Changer la voix narrative, c’est changer le sens de l’histoire. C’est refuser que les dominants soient toujours ceux qui racontent. C’est affirmer que les points de vue minoritaires ne sont pas des marges, mais des centres possibles. C’est remettre en jeu toute la hiérarchie symbolique de nos récits collectifs.
« Jusqu’à ce que le lion raconte son histoire, le récit glorifie toujours le chasseur. » — Proverbe africain
Vers une voix narrative insurrectionnelle
La question n’est pas seulement de littérature. Elle est de société. Nous devons apprendre à écrire différemment, mais aussi à lire différemment. Écouter autrement. Douter. Soupçonner chaque voix de vouloir nous entraîner. Exiger des voix plurielles, contradictoires, rugueuses. Déterrer les narrations enfouies, les récits mineurs, les voix empêchées. Il faut réinventer le narrateur autant que l’histoire.
L’avenir du récit passe par cette conscience aiguë de la voix narrative. Un écrivain qui choisit un narrateur choisit un monde. Un journal, une plateforme, une IA, un professeur, une publicité : tout émet une voix. Et chaque voix dessine une vision du réel. Accepter cette évidence, c’est se donner une chance d’entrer en résistance contre les automatismes de la narration dominante.
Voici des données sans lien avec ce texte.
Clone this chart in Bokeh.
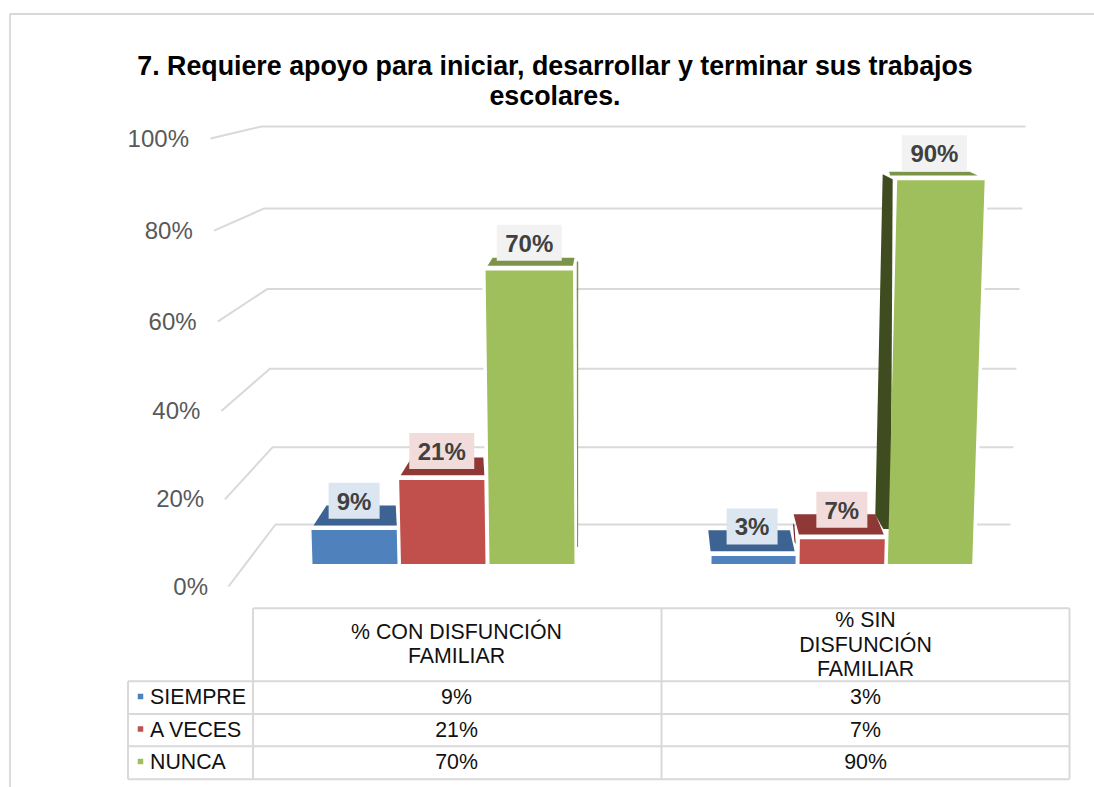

Et vous, quelle voix choisirez-vous d’écouter ? Ou mieux encore : quelle voix choisirez-vous d’incarner ?
Conclusion : la voix comme acte politique
La voix narrative ne sert pas qu’à raconter une histoire. Elle choisit ce qui est visible et ce qui est occulté, ce qui est juste et ce qui est faux. Elle n’est jamais neutre. Elle est un champ de bataille. Une scène de lutte symbolique où se rejouent toutes les tensions de notre époque : genre, race, classe, mémoire, futur.
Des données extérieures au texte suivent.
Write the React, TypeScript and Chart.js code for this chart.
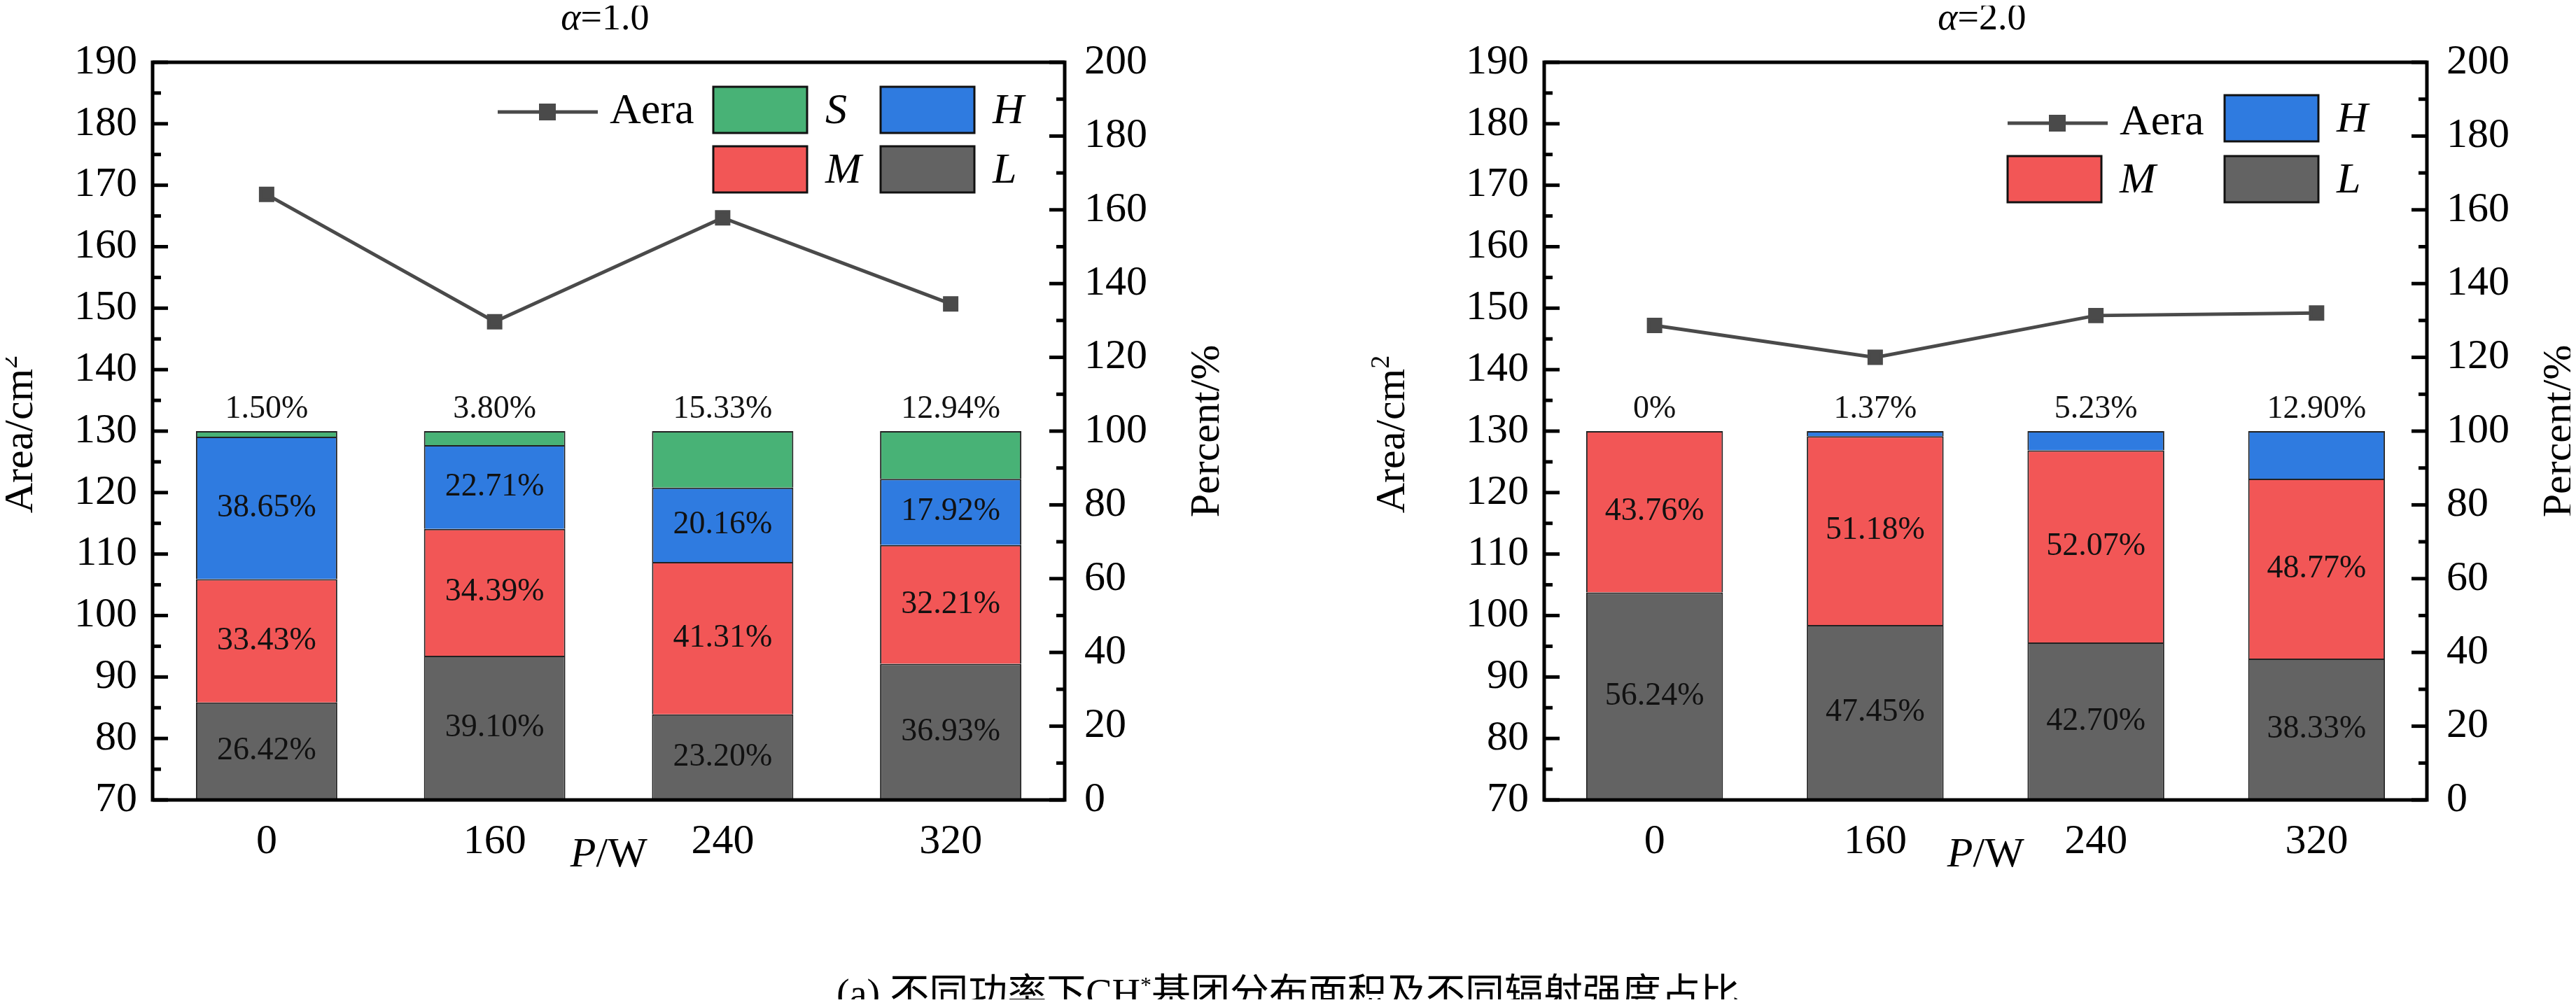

Comprendre la voix narrative, c’est sortir de la naïveté. C’est regarder de face les choix — absurdes ou lumineux — qui façonnent notre imaginaire collectif. Alors lisons avec vigilance. Écrivons avec audace. Et ne croyons jamais que la voix qui crie le plus fort est celle qui dit la vérité.
Parce que raconter, c’est toujours une prise de position. Une prise sur le monde.